08 March 2006

Fidelity: the Ultimate Counterculture.

Yet another in the "Counterculture for the Common Good" series, this time from prolific essayist, biographer of C.S. Lewis, and Wheaton English professor, Alan Jacobs. It's good stuff:
"And in any case, those who would rectify the weaknesses or errors of any body of people should keep two warnings in mind. First, when a community fails to live up to its own standards, as of course it will, that community will be laboring under some kind of illusion—some distorted or fanciful self-understanding. As Kierkegaard pointed out long ago, "an illusion can never be destroyed directly, and only by indirect means can it be radically removed . . . one must approach from behind the person who is under an illusion." When anyone sees a jeremiad coming, he or she, like the captain of the Enterprise, immediately begins deploying the shields. This is why the prophet Nathan approached that adulterous murderer King David with a little story about sheep.

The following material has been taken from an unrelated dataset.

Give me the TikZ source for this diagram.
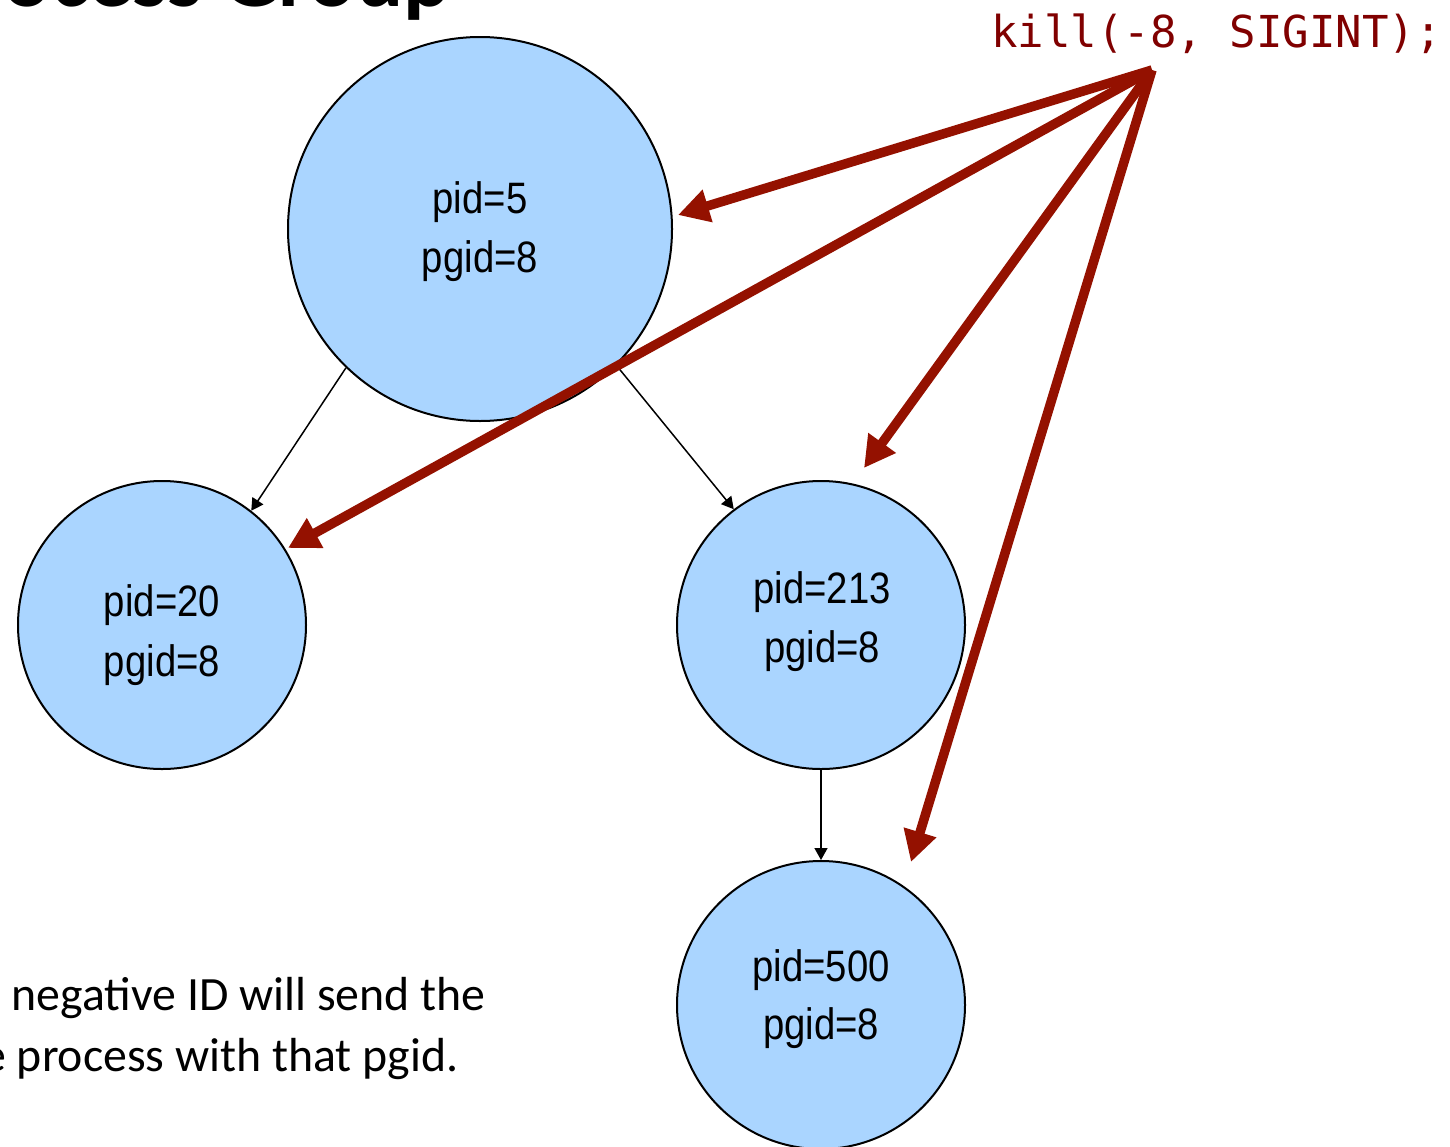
\documentclass[tikz,border=0pt]{standalone}
\usepackage{fontspec}
\setmainfont{Carlito}
\newfontfamily\narrowfont[FakeStretch=0.87]{Liberation Sans}
\newfontfamily\codefont{DejaVu Sans Mono}
\usetikzlibrary{arrows.meta,calc}
\definecolor{cfill}{RGB}{170,213,255}
\definecolor{sigred}{RGB}{148,17,0}
\definecolor{codered}{RGB}{128,0,0}
\begin{document}
\begin{tikzpicture}[x=0.5pt,y=-0.5pt,
  proc/.style={circle,draw=black,line width=1pt,fill=cfill,inner sep=0pt},
  bigproc/.style={proc,minimum size=192pt},
  smallproc/.style={proc,minimum size=144pt},
  lbl/.style={font=\narrowfont\fontsize{22pt}{26pt}\selectfont,inner sep=0pt,anchor=center},
  tree/.style={draw=black,line width=0.75pt,-{Triangle[length=6pt,width=6.5pt]}},
  sig/.style={draw=sigred,line width=4.75pt,-{Triangle[length=15.5pt,width=16pt]}},
  bodytext/.style={font=\fontsize{23.9pt}{28pt}\selectfont,anchor=base east,inner sep=0pt}
]
\useasboundingbox (0,0) rectangle (1450,1146);
\begin{scope}
\clip (0,0) rectangle (1450,1146);
\node[font=\bfseries\fontsize{44pt}{50pt}\selectfont,anchor=base east,inner sep=0pt] (title) at (451,6) {Process Group};

\node[bigproc] (p5) at (480,229) {};
\node[smallproc] (p20) at (162,625) {};
\node[smallproc] (p213) at (821,625) {};
\node[smallproc] (p500) at (821,1005) {};

\node[lbl] (l5a) at (480,202) {pid=5};
\node[lbl] (l5b) at (480,261) {pgid=8};
\node[lbl] (l20a) at (162,605) {pid=20};
\node[lbl] (l20b) at (162,665) {pgid=8};
\node[lbl] (l213a) at (822,592) {pid=213};
\node[lbl] (l213b) at (822,651) {pgid=8};
\node[lbl] (l500a) at (821,970) {pid=500};
\node[lbl] (l500b) at (821,1028) {pgid=8};

\draw[tree] (p5.226) -- (p20.52);
\draw[tree] (p5.315) -- (p213.127);
\draw[tree] (p213.south) -- (p500.north);

\node[font=\codefont\fontsize{22pt}{26pt}\selectfont,text=codered,anchor=base west,inner sep=0pt] (kill) at (991,47) {kill(-8, SIGINT);};

\node[bodytext] (b1) at (486,1010) {negative ID will send the};
\node[bodytext] (b2) at (459,1071) {e process with that pgid.};

\coordinate (src) at (1152,70);
\coordinate (t5) at ($(p5.center)+(198,-14)$);
\coordinate (t20) at ($(p20.center)+(126,-77)$);
\coordinate (t213) at ($(p213.center)+(43,-157)$);
\coordinate (t500) at ($(p500.center)+(90,-143)$);

\draw[sig] (src) -- (t5);
\draw[sig] (src) -- (t20);
\draw[sig] (src) -- (t213);
\draw[sig] (src) -- (t500);
\end{scope}
\end{tikzpicture}
\end{document}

But the most desirable goods, like the most deadly illusions, rarely yield to direct assault. Wise men and gurus, saints and cranks alike testify that happiness cannot be sought but can only be found in the pursuit of something else. C. S. Lewis wasted years of his life seeking the peculiar stab of longing he called Joy—only to discover in the end that, like a stray cat, it declined to come when called, but appeared when it was least looked for.

Similarly, we Christians cannot set as our goal the becoming of a counterculture for the common good. Nor can we directly seek the elimination of the vices and illusions that constrain our attempts to love our neighbors as we should. We will strip away our self-deceit and become a true light unto the nations only by seeking and becoming faithful to the call of the Gospel. If we eventually become a true counterculture for the common good, that counterculture (and that good) will simply be the product of our faithfulness.
All too often Christians think even of faithfulness as a means to an end, that end being (usually) something called "church growth." We think so because in our culture goals are always products: quantifiable goods that, because they are quantifiable, can be produced by techniques. Thus our true ancestor is Charles Finney, the 19th-century evangelist who believed that his evangelistic techniques were fully scientific: "The connection between the right use of means for a revival and a revival is as philosophically [i.e., scientifically] sure as between the right use of means to raise grain and a crop of wheat." Improvements in agricultural technique and improvements in evangelistic technique are, then, achieved by application of the same experimental practices— though I am not sure what the evangelistic equivalent of Cyrus McCormick's reaper is. It is truly wonderful that Finney and his many modern heirs fail altogether to notice that whenever the Bible compares soul-winning to agriculture it invariably does so in order to emphasize the inscrutable sovereignty of God: Paul planted, Apollos watered, but God gave the increase. And we never get an explanation of why the ground on which the sower sows is so variable in quality, in receptiveness to the seed of the Gospel. Obedience, not results, must be our watchword, and in one sense all I have to say is this: be obedient to Christ today."